I would think however, many churches won’t see a large group of young people today. And I think that’s so because simply put, most places don’t go the extra yard to inspire the hearts and minds of young people to attend. Fr. J. Glen Murray, a noted liturgist, once said (and I’ll parphrase, that when people say mass is boring, I think they may be talking about how we “perform” the liturgy. I get upset when I hear people say that because how can you say mass is boring. Especially when priests can be very enthusiastic and the congregation is barely responsive! I don’t think mass is boring, I think most of the time, WE are boring! We are less than intentionally engaged with hurling ourselves into the mystery and bringing our own gifts to the celebration of worship.

When we compare our engagement at mass with other “exciting” ventures. Like say a Presidential visit, what kind of engagement do we bring in comparision?

Now all of that being said, we also might want to admit something when it comes to younger people….

They live in a world of instant gratification and if that is so then it may be particularly difficult to gain their attention and thus their unyielding support. We have to think deeply about how to engage their interest so that they indeed can and will meet the living Jesus, not just at mass, but also in the rest of their more mundane activities.

I think President Obama has some words that we might be able to use for our own purposes:

“I know Buffalo is a big hockey town and while Wayne Gretsky may not be your guy, something great was said about him. He never thought about where the puck was he thought about where the puck should be. The same is true with the economy. What are the needs of our future? We want to have the most efficient private sector along with a government that is lean and mean, but working.”

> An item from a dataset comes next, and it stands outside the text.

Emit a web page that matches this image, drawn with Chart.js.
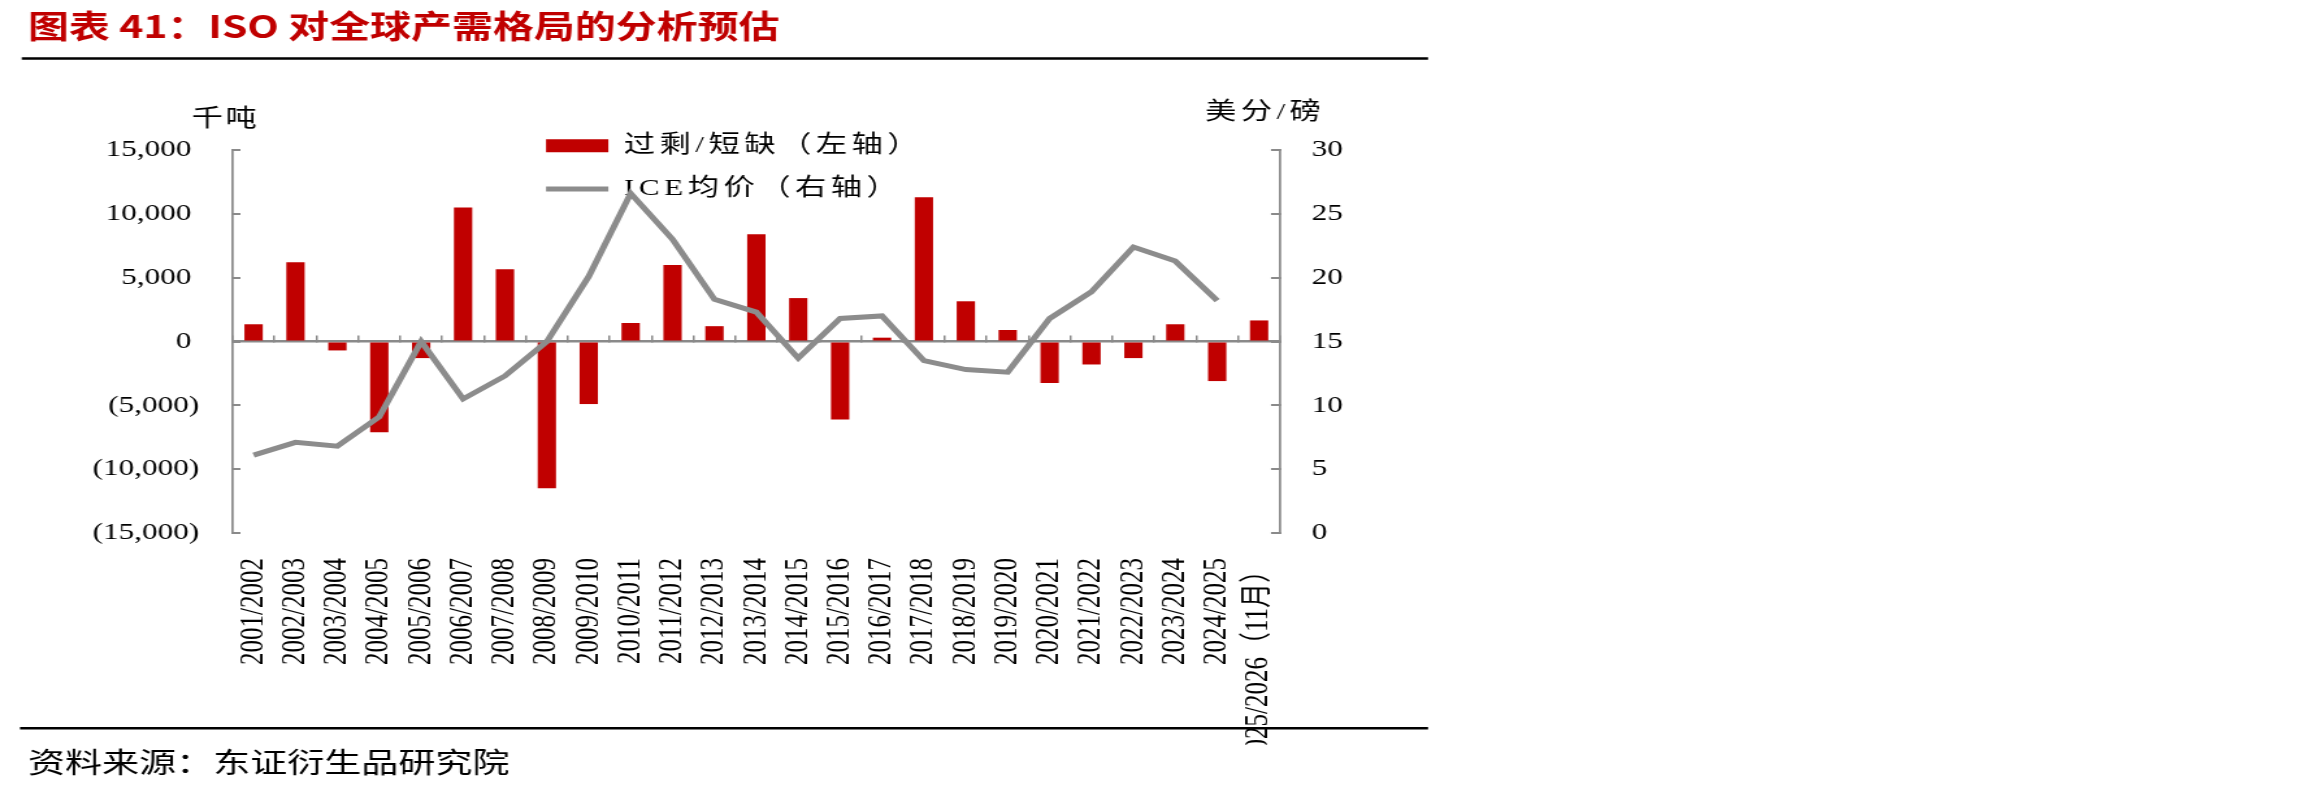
<!DOCTYPE html>
<html>
<head>
<meta charset="utf-8">
<script src="https://cdn.jsdelivr.net/npm/chart.js@4/dist/chart.umd.min.js"></script>
<style>
  body { margin: 0; background: #fff; }
  #chart { display: block; width: 2303px; height: 793px; }
</style>
</head>
<body>
<canvas id="chart" width="1772" height="793"></canvas>
<script>
// Data
const categories = [
  "2001/2002", "2002/2003", "2003/2004", "2004/2005", "2005/2006",
  "2006/2007", "2007/2008", "2008/2009", "2009/2010", "2010/2011",
  "2011/2012", "2012/2013", "2013/2014", "2014/2015", "2015/2016",
  "2016/2017", "2017/2018", "2018/2019", "2019/2020", "2020/2021",
  "2021/2022", "2022/2023", "2023/2024", "2024/2025", "2025/2026（11月）"
];
// 过剩/短缺, 千吨
const surplus = [
  1350, 6200, -700, -7100, -1300,
  10500, 5650, -11500, -4900, 1450,
  6000, 1200, 8400, 3400, -6100,
  300, 11300, 3150, 900, -3250,
  -1800, -1300, 1350, -3100, 1650
];
// ICE均价, 美分/磅
const icePrice = [
  6.1, 7.1, 6.8, 9.1, 15.0,
  10.5, 12.3, 15.0, 20.1, 26.6,
  23.0, 18.3, 17.3, 13.7, 16.8,
  17.0, 13.5, 12.8, 12.6, 16.8,
  18.9, 22.4, 21.3, 18.2, null
];
const leftRange = [-15000, 15000, 5000];
const rightRange = [0, 30, 5];

const RED = "#c00000";
const GREY = "#8c8c8c";
const AXIS = "#8a8a8a";

Chart.defaults.font.family = "'Liberation Serif', 'Noto Sans CJK SC', serif";
Chart.defaults.color = "#000";

// rules, unit labels, legend placement
const decor = {
  id: "decor",
  beforeDraw(chart) {
    const lg = chart.legend;
    lg.left = 400.8; lg.top = 114.4;
    lg.right = lg.left + 420; lg.bottom = lg.top + 300;
    if (!lg._spaced) {
      const drawLegend = lg.draw.bind(lg);
      lg.draw = function(area) {
        chart.ctx.save();
        chart.ctx.letterSpacing = "3.5px";
        drawLegend(area);
        chart.ctx.restore();
      };
      lg._spaced = true;
    }
  },
  afterDraw(chart) {
    const ctx = chart.ctx;
    ctx.save();
    ctx.strokeStyle = "#000";
    ctx.lineWidth = 2.5;
    ctx.beginPath();
    ctx.moveTo(16.7, 58.5); ctx.lineTo(1098.8, 58.5);
    ctx.moveTo(15.4, 728.3); ctx.lineTo(1098.8, 728.3);
    ctx.stroke();
    ctx.fillStyle = "#000";
    ctx.font = "24px 'Liberation Serif', 'Noto Sans CJK SC'";
    ctx.textBaseline = "middle";
    ctx.letterSpacing = "2px";
    ctx.fillText("千吨", 147.5, 120);
    ctx.letterSpacing = "3.5px";
    ctx.fillText("美分/磅", 927.2, 113);
    ctx.restore();
  }
};

const fmtLeft = function(v) {
  if (v < 0) return "(" + Math.abs(v).toLocaleString("en-US") + ")";
  return v.toLocaleString("en-US") + " ";
};

const chart = new Chart(document.getElementById("chart"), {
  type: "bar",
  data: {
    labels: categories,
    datasets: [{
      label: "过剩/短缺（左轴）",
      data: surplus,
      backgroundColor: RED,
      borderColor: RED,
      borderWidth: 0,
      barPercentage: 0.437,
      categoryPercentage: 1,
      xAxisID: "x",
      yAxisID: "y",
      order: 1
    }, {
      type: "line",
      label: "ICE均价（右轴）",
      data: icePrice,
      borderColor: GREY,
      backgroundColor: GREY,
      borderWidth: 5,
      pointRadius: 0,
      tension: 0,
      fill: false,
      xAxisID: "x",
      yAxisID: "y1",
      order: 0
    }]
  },
  options: {
    responsive: false,
    devicePixelRatio: 1,
    animation: false,
    events: [],
    layout: { padding: { left: 21.5, right: 0, top: 0, bottom: 0 } },
    plugins: {
      title: {
        display: true,
        text: "图表 41：ISO 对全球产需格局的分析预估",
        align: "start",
        color: RED,
        font: { family: "'Noto Sans CJK SC', sans-serif", size: 31.5, weight: "bold" },
        padding: { top: 7.6, bottom: 104.6 }
      },
      subtitle: {
        display: true,
        position: "bottom",
        text: "资料来源：东证衍生品研究院",
        align: "start",
        color: "#000",
        font: { family: "'Noto Sans CJK SC', sans-serif", size: 28.5 },
        padding: { top: 0, bottom: 14 }
      },
      legend: {
        position: "chartArea",
        align: "start",
        labels: {
          usePointStyle: true,
          pointStyleWidth: 48,
          boxHeight: 13,
          padding: 19.3,
          font: { size: 24 },
          generateLabels: function(c) {
            return c.data.datasets.map(function(ds, i) {
              const isLine = ds.type === "line";
              return {
                text: ds.label,
                fillStyle: isLine ? GREY : RED,
                strokeStyle: isLine ? GREY : RED,
                lineWidth: isLine ? 5 : 0,
                pointStyle: isLine ? "line" : "rect",
                fontColor: "#000",
                hidden: false,
                datasetIndex: i
              };
            });
          }
        }
      },
      tooltip: { enabled: false }
    },
    scales: {
      x: {
        axis: "x",
        type: "category",
        position: { y: 0 },
        offset: true,
        grid: {
          display: true,
          drawOnChartArea: false,
          drawTicks: true,
          tickLength: -7,
          color: AXIS,
          lineWidth: 1.5,
          offset: true
        },
        border: { display: true, color: AXIS, width: 2.5 },
        ticks: { display: false }
      },
      xl: {
        axis: "x",
        type: "category",
        position: "bottom",
        offset: true,
        grid: { display: false },
        border: { display: false },
        ticks: {
          autoSkip: false,
          minRotation: 90,
          maxRotation: 90,
          padding: 17,
          font: { size: 25 }
        },
        afterFit: function(s) { s.height = 793 - 533 - 48.2; }
      },
      y: {
        position: "left",
        min: leftRange[0],
        max: leftRange[1],
        grid: {
          drawOnChartArea: false,
          drawTicks: true,
          tickLength: -6,
          color: AXIS,
          lineWidth: 2
        },
        border: { display: true, color: AXIS, width: 1.75 },
        ticks: {
          stepSize: leftRange[2],
          padding: 31.7,
          font: { size: 24 },
          callback: fmtLeft
        },
        afterFit: function(s) { s.width = 157.5; }
      },
      y1: {
        position: "right",
        min: rightRange[0],
        max: rightRange[1],
        grid: {
          drawOnChartArea: false,
          drawTicks: true,
          tickLength: -7,
          color: AXIS,
          lineWidth: 2
        },
        border: { display: true, color: AXIS, width: 1.75 },
        ticks: {
          stepSize: rightRange[2],
          padding: 31.4,
          font: { size: 24 }
        },
        afterFit: function(s) { s.width = 1772 - 984.9; }
      }
    }
  },
  plugins: [decor]
});
chart.canvas.style.width = "2303px";
chart.canvas.style.height = "793px";
</script>
</body>
</html>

I would say that we want an engaged future in the Catholic Church and we are far from engaging people’s hearts for Christ in most places. How do we do ritual? Are we even engaged with what WE are doing if we are the presider or lector or musician? Does our enthusiasm lead people to Christ or are we just “ordinary?”

Our President won’t stand for ordinary and neither should we.

And with that salvo, I offer the following reflections about being Catholic today:

1) Do we come to mass with enthusiasm and stand fully engaged with all that we celebrate in the mass?

2) Do we take our faith seriously as Americans and do we bring that into our experience of citizenship? Do we show concern for the least in our society and do we call our leaders to care for the unborn, the elderly, the infirm and the poor–and do we do that with a HEALTHY enthusiasm that respects those who disagree with us as human beings loved by our same creator?

3) Does our enthusiasm for justice and charity reach beyond our parishes (heck, does it even reach most of those in our parish?!) to let them see Christ working through us?

4) Are our eucharistic celebrations truly a celebration? Do they mix the contemplative with the communal to bring people into liminal space where they can more easily feel God’s presence amongst them?

5) Are we honest about ourselves? Are we really doing fine as a parish community or can we do a whole lot better?

What can we do? We can choose to show our enthusiasm for Jesus at least one hour a week at our Sunday or Holy Day celebrations and thus let people see that God makes a difference for us.

That kind of faith is what moves mountains.

And it is there where we always meet the living God.